Since I don’t have a car, getting around the city can be a bit of a chore.  Taxis are expensive, the trains are dangerous, and the bus system stinks.  Luckily there’s another option.  In Tanzania they call them dalla-dallas.  In Kenya, they’re matatus.  Here it’s just taxis (as are the normal metered cabs, which can get a bit confusing). 

Basically they are a 14-passenger van, gutted, with row seating installed.  The taxis rush around the city at breakneck speeds, cramming in as many passengers as possible, as the barkers yell out their end destinations to every single passing pedestrian.  In addition to the driver, the taxi’s have a barker whose job it is to tell the driver when to stop, collect fares, and arrange passengers to make as much room as possible.

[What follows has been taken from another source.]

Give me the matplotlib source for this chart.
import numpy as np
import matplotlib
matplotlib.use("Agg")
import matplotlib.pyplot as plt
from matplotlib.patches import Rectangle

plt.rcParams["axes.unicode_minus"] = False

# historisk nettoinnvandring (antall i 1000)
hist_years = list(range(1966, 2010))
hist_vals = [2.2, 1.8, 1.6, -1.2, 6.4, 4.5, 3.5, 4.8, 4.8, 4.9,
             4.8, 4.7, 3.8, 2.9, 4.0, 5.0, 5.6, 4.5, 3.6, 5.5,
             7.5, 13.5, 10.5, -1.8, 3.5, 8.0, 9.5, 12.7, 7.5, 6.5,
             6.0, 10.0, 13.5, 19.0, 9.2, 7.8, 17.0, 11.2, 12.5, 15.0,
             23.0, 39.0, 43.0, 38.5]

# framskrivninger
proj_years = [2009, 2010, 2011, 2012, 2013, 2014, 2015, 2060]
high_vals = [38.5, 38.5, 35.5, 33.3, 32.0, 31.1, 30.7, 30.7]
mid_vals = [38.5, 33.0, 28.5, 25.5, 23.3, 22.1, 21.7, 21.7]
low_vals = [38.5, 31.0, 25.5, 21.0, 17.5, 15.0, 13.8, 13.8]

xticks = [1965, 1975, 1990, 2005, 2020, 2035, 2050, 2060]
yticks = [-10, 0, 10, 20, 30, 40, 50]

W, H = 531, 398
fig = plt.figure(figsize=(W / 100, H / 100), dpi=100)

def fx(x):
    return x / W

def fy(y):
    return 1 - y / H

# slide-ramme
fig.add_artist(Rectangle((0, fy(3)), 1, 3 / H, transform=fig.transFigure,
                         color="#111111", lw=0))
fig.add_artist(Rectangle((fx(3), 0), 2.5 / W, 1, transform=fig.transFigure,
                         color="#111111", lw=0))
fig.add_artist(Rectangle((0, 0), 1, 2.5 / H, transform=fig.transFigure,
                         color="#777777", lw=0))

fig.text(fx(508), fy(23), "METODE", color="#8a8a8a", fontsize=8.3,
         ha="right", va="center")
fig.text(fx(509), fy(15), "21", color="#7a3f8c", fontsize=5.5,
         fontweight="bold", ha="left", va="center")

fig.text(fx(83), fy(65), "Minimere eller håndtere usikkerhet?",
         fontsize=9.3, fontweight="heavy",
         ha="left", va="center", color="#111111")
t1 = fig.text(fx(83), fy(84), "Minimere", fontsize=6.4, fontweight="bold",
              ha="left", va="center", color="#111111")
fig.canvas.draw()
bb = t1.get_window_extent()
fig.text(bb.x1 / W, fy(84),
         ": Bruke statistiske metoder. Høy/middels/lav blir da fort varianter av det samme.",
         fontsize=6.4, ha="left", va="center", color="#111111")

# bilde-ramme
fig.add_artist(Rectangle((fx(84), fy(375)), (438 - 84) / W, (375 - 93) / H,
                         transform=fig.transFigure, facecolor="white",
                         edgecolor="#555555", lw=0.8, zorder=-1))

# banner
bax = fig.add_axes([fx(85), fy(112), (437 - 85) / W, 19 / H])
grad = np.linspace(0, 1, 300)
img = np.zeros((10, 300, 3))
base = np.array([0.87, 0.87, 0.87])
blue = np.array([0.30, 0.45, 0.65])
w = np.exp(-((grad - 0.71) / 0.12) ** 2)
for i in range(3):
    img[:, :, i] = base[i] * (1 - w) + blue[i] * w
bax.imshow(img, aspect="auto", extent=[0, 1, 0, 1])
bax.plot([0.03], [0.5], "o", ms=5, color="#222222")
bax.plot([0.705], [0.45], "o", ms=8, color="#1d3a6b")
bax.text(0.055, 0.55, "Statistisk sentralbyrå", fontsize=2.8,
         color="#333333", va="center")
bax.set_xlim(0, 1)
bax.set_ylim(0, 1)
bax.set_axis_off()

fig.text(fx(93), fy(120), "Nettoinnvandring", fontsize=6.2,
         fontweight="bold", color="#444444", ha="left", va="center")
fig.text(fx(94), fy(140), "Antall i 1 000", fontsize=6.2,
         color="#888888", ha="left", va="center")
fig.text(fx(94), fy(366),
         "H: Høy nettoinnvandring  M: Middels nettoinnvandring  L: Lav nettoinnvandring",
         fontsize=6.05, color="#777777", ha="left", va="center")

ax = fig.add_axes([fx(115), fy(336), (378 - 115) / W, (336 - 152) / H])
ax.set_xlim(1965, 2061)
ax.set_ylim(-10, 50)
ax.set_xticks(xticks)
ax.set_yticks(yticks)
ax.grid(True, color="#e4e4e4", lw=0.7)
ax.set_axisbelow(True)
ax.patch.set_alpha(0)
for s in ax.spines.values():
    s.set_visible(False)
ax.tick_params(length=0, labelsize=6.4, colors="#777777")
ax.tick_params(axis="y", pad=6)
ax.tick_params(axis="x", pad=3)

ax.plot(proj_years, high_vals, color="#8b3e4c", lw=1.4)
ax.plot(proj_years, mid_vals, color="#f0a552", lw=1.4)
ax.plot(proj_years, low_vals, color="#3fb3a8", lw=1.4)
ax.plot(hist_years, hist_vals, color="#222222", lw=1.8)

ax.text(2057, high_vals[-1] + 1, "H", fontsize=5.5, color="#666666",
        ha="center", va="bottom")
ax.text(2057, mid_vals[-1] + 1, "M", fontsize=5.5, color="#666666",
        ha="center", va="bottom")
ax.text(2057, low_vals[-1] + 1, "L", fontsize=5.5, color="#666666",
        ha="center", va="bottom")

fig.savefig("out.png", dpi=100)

While the legal limit (painted on the side) is 14 passengers, the taxis aren’t usually full until there are 18 or more passengers and you can hop on or get off anywhere along the routes.

In South Africa, they’re actually pretty organized and most routes pass through a main terminal downtown.  With a small downside that in dodgier areas different taxi associations have been known to declare literal war on each other, it’s an easy way to get around.

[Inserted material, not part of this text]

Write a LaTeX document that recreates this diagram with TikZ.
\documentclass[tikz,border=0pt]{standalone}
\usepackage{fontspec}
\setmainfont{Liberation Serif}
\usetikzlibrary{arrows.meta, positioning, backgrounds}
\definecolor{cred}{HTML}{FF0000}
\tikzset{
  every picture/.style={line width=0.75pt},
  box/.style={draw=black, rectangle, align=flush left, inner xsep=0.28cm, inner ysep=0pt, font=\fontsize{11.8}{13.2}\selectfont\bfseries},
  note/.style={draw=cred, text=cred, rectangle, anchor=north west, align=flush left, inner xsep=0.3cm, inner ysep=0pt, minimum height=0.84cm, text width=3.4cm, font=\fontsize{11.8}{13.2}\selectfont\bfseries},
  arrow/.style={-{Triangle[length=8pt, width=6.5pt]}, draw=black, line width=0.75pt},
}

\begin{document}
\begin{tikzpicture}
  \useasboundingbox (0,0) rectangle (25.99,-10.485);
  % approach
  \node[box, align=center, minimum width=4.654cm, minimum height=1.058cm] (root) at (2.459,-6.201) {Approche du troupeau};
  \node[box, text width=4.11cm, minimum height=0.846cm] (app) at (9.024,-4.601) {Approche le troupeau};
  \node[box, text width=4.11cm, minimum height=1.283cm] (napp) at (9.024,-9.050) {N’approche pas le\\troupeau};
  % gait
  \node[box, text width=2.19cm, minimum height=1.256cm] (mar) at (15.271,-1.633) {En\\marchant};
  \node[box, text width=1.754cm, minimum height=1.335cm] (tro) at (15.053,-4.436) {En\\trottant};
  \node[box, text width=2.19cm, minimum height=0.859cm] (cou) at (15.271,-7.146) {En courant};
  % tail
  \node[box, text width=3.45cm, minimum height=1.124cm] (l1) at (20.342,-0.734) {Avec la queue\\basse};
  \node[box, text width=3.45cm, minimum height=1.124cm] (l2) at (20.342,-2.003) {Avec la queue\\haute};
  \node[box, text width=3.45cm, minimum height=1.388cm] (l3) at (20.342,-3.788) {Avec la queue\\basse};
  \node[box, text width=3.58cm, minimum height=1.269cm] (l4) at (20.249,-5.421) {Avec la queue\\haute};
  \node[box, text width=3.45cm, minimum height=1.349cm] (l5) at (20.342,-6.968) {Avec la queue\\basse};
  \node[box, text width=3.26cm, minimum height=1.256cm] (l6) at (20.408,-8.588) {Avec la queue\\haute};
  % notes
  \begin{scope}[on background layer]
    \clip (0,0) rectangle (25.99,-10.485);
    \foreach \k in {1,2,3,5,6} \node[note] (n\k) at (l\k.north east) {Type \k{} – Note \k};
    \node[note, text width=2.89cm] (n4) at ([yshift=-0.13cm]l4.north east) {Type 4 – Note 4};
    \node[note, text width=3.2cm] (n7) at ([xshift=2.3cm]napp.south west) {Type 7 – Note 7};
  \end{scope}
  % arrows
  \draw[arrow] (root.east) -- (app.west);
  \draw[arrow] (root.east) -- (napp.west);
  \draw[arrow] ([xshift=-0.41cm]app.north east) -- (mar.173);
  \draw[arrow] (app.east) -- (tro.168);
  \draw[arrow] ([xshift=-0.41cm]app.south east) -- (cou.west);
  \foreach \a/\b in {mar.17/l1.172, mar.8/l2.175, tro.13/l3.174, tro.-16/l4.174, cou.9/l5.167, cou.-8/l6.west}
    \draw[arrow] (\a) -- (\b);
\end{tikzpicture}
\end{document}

Here the taxis are fairly tame, but riding a matatu in Kenya last summer was a harrowing experience.  The vans themselves would not be out of place as a finished product on Pimp My Ride.  With more screens than most people’s houses and thumping speakers, the van bodies are covered with graffiti, art, and slogans.  My favorite one had both Barak Obama and Osama Bin Laden’s faces painted on the sides.

I’ll be honest, I generally tried to avoid the matatus, except for traveling from Nairobi to Nakuru and back.  Every day, the newspaper is filled with the stories of horrific accidents involving speeding, overcrowded matatus on the highways and city streets.

That said, when I first landed in Nairobi after two months in Tanzania, even the matatus looked safe and shiny.  The dalla-dallas, like many things in Dar es Salaam, are in a perpetual state of disrepair.  The floors are rusting through, the windshields are cracked, and I once burned my forehead on an exposed bulb in the ceiling.  Often everything in the sides besides the outside metal has been removed.

The best part about the dalla-dallas is that the normal roof is removed and a higher, domed roof is bolted on.  This vastly increases the barker’s ability to cram people in, as they can stand up inside.  The most we ever counted was 28, but I never rode them during rush hour.  In the early mornings and late afternoon, when the half an hour drive to the city center turns into 3 hours, they are so full that passengers hang out of the windows to make more room.

Because my knowledge of Swahili slang and the local languages it sometimes gets mixed with is not fantastic, I could never understand exactly what the barkers were saying in Tanzania or Kenya.  Being in Cape Town has shown me that I was seriously missing out.

Here are a few choice quotes.

Directing the passengers to fit more people in: 

“You are like children.  I must tell you how to do everything!”

In response to people who declined a ride because they didn’t want to cram into the already full taxi:

“Okay, fine.  So you don’t want to go home?  Then you won’t get home.”

Traveling should always be this much fun.